Work to complete:
Search the entries for the word "this" and pull out each line that has it.

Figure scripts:

# # # #

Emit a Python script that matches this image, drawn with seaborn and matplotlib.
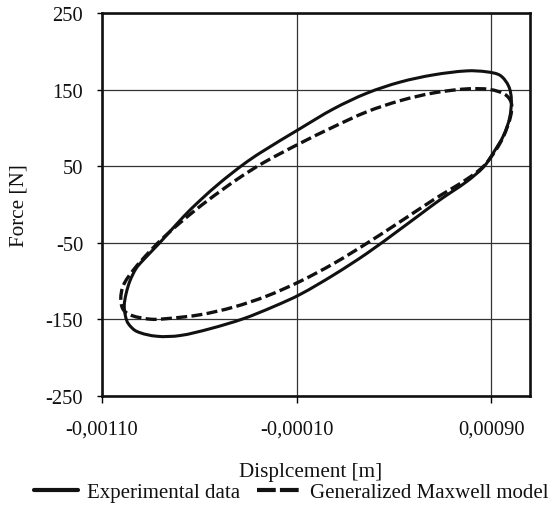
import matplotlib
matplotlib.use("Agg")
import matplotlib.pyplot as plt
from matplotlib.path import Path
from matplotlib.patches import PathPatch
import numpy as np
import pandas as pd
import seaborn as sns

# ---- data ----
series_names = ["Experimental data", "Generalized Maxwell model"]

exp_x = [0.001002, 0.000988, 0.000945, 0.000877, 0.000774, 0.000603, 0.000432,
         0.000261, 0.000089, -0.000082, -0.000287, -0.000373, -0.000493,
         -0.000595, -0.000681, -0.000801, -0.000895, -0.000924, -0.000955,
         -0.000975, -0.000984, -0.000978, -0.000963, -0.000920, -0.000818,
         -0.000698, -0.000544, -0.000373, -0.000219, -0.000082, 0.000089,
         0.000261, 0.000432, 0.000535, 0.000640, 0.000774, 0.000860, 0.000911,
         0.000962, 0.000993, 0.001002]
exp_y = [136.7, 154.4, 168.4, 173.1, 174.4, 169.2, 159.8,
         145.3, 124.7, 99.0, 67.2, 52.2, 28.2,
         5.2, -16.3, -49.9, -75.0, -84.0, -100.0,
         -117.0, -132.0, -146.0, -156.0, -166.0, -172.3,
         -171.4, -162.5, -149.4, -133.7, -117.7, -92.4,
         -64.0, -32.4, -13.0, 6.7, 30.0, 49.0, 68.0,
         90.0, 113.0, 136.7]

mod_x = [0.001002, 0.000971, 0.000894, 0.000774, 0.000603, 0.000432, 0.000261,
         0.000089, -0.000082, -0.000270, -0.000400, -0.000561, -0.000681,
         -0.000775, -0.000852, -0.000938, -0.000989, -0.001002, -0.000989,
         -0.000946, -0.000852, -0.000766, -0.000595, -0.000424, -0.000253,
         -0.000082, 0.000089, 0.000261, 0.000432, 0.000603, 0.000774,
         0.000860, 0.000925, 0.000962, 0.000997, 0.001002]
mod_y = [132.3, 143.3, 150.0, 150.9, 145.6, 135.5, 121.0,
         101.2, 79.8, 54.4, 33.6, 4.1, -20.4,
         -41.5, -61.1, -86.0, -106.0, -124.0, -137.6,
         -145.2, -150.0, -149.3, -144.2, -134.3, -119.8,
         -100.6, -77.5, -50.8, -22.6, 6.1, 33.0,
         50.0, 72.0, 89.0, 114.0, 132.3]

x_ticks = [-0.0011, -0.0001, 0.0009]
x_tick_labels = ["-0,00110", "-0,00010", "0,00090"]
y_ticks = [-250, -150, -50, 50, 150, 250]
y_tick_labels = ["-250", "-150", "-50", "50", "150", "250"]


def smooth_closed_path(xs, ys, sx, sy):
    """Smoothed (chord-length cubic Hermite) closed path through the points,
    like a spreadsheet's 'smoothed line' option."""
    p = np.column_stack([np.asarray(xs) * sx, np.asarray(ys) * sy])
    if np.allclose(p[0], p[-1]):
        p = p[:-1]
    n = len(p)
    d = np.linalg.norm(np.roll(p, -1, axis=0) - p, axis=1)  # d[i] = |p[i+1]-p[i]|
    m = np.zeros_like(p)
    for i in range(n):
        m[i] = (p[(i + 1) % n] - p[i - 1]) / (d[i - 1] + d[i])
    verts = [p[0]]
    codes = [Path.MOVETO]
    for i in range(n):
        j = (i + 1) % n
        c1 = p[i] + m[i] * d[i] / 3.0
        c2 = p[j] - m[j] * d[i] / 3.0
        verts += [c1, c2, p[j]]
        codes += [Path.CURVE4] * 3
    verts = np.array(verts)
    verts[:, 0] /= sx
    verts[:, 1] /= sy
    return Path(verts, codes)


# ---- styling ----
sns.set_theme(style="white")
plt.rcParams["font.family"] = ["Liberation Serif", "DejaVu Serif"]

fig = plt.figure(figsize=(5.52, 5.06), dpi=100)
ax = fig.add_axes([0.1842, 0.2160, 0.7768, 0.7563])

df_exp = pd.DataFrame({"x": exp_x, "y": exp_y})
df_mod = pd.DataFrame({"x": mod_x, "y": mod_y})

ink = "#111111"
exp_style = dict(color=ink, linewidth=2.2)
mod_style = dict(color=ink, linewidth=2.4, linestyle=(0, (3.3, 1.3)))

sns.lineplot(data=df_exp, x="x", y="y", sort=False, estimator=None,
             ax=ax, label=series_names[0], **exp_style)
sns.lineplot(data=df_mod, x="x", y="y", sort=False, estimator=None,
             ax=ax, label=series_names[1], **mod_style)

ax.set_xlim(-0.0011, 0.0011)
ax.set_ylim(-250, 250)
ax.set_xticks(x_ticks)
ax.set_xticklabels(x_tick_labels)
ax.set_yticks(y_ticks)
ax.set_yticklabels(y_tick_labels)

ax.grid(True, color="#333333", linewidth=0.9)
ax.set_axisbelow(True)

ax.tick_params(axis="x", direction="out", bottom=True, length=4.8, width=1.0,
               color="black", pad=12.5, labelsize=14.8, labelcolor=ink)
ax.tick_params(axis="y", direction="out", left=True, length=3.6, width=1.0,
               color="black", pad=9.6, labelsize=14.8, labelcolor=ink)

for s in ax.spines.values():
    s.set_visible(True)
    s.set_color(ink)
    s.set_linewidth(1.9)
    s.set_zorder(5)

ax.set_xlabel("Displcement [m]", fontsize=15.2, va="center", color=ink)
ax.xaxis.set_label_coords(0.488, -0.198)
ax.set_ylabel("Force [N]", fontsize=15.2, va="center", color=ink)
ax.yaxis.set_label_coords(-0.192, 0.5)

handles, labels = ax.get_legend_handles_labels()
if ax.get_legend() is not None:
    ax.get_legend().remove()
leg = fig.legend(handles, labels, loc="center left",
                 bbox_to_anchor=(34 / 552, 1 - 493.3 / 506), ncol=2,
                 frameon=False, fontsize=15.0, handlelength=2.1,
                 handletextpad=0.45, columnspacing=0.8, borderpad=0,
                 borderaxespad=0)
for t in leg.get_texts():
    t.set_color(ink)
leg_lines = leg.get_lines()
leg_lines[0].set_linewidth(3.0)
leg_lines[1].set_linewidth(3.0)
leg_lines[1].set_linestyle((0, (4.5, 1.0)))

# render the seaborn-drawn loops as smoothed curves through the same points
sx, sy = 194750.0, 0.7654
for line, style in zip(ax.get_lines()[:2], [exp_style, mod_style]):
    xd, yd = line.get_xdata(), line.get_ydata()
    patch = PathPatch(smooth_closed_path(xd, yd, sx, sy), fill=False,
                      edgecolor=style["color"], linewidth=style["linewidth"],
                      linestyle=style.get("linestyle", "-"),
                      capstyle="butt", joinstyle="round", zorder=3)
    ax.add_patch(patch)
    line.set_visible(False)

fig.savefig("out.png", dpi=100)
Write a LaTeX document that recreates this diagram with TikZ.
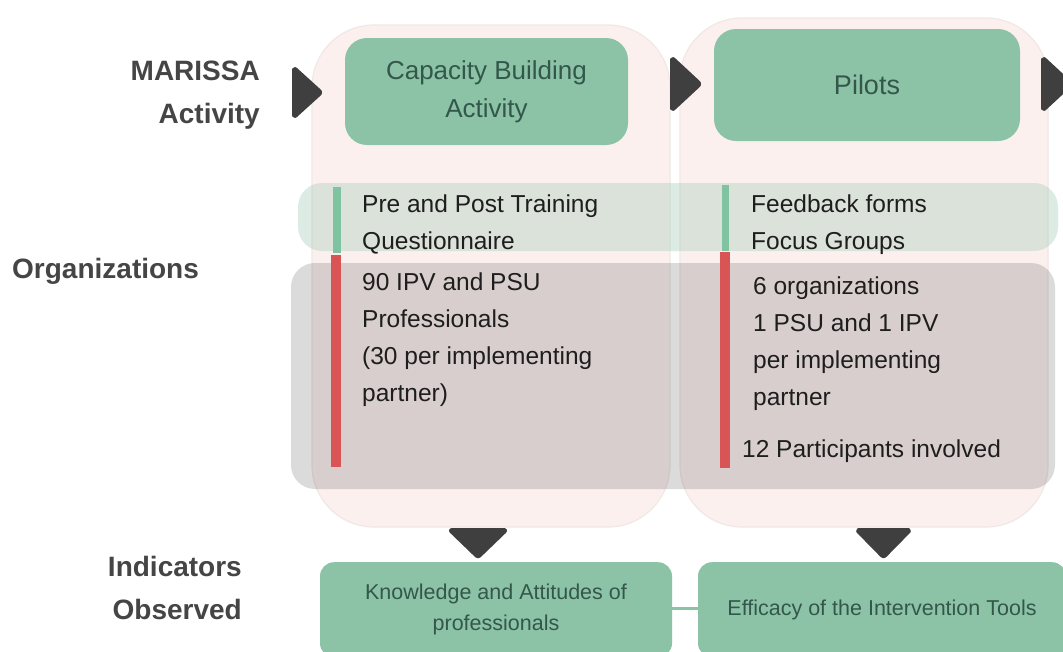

# # # #

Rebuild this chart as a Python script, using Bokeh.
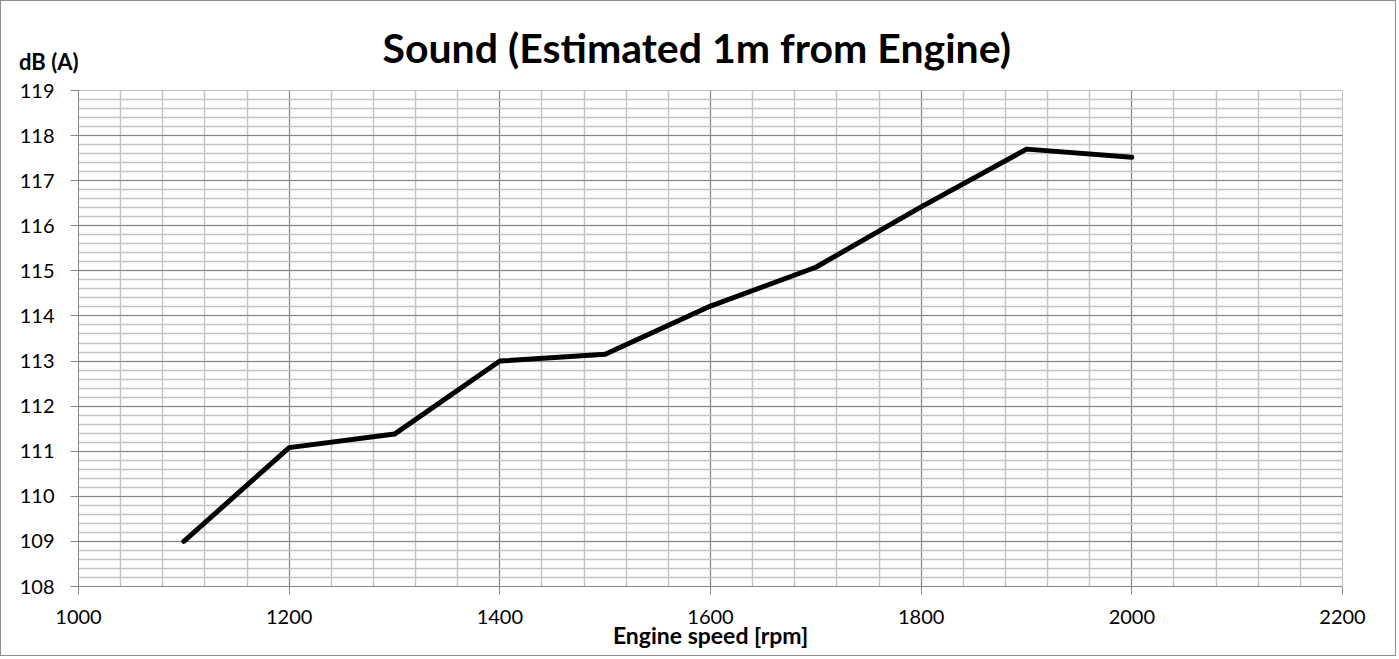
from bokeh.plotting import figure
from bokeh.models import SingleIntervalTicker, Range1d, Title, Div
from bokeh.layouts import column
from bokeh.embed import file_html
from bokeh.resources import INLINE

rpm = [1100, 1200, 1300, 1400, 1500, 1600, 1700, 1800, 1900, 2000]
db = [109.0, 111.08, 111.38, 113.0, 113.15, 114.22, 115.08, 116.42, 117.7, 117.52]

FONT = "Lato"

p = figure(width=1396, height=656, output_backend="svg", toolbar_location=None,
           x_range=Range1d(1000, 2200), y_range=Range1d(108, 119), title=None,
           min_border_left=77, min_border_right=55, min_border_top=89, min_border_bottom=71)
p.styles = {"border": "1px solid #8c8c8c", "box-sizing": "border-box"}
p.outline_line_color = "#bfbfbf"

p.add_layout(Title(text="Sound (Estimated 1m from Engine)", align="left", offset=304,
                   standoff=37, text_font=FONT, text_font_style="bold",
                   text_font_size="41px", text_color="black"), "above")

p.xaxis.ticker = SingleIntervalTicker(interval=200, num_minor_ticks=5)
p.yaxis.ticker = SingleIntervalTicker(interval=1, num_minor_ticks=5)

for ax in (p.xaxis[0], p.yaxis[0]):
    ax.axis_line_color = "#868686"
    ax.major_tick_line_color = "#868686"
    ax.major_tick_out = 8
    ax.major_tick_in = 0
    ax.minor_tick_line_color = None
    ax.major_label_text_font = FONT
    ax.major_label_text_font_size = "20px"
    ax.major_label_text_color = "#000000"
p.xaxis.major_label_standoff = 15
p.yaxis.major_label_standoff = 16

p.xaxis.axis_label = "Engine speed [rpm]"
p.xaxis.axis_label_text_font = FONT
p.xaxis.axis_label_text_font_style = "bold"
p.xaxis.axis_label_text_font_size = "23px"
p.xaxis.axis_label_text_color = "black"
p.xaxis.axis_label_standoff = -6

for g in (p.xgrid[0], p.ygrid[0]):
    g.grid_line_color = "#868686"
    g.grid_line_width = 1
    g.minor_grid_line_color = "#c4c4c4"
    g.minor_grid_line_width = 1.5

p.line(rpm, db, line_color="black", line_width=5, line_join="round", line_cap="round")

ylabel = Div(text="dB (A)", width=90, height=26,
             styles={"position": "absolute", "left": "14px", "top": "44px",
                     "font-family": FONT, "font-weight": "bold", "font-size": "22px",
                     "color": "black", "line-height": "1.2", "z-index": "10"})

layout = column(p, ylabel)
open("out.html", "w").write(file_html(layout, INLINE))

# # # #

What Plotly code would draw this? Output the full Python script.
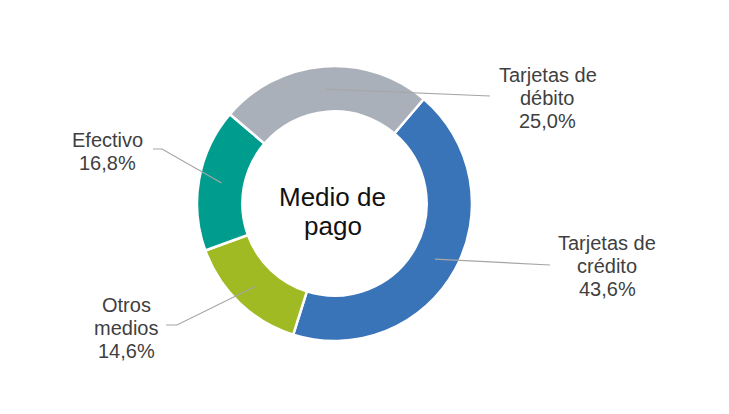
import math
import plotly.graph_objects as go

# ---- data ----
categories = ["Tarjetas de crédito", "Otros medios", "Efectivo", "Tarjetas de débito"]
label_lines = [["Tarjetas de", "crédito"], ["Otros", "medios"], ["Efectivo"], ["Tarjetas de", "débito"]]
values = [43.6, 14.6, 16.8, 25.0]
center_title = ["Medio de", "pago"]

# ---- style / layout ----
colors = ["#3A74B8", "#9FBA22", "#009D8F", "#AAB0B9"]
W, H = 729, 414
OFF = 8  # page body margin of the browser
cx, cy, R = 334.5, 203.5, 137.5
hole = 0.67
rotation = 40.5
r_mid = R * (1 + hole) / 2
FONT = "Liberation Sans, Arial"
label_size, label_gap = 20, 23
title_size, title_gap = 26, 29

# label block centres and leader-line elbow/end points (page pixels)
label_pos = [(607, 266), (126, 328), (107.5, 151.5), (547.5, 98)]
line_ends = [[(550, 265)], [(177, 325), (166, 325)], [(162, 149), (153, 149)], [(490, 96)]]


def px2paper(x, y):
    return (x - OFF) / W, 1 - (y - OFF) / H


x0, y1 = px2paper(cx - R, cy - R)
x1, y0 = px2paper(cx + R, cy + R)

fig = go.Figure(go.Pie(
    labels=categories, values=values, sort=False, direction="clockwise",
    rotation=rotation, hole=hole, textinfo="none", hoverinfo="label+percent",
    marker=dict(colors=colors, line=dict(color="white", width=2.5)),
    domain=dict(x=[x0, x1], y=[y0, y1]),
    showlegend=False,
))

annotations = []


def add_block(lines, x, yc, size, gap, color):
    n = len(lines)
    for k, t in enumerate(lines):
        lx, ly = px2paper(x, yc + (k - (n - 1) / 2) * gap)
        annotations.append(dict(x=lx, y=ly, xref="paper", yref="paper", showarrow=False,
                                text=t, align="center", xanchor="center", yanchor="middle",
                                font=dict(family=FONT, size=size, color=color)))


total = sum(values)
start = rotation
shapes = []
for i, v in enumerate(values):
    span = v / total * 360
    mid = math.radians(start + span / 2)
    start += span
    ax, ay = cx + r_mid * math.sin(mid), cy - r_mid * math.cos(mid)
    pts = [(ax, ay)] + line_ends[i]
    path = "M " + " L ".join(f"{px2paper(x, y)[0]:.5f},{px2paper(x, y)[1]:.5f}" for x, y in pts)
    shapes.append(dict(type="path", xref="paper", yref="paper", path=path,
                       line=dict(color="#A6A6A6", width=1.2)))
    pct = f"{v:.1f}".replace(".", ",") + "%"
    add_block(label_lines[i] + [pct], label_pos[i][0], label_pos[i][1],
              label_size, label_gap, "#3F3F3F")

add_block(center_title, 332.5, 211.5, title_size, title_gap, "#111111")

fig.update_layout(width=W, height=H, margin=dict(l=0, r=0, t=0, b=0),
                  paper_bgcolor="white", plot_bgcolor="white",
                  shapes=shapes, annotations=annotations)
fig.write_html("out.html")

# # # #

Problem solution:
Emit a Python script that matches this image, drawn with seaborn and matplotlib.
Write a LaTeX document that recreates this diagram with TikZ.
Rebuild this chart as a Python script, using Bokeh.
What Plotly code would draw this? Output the full Python script.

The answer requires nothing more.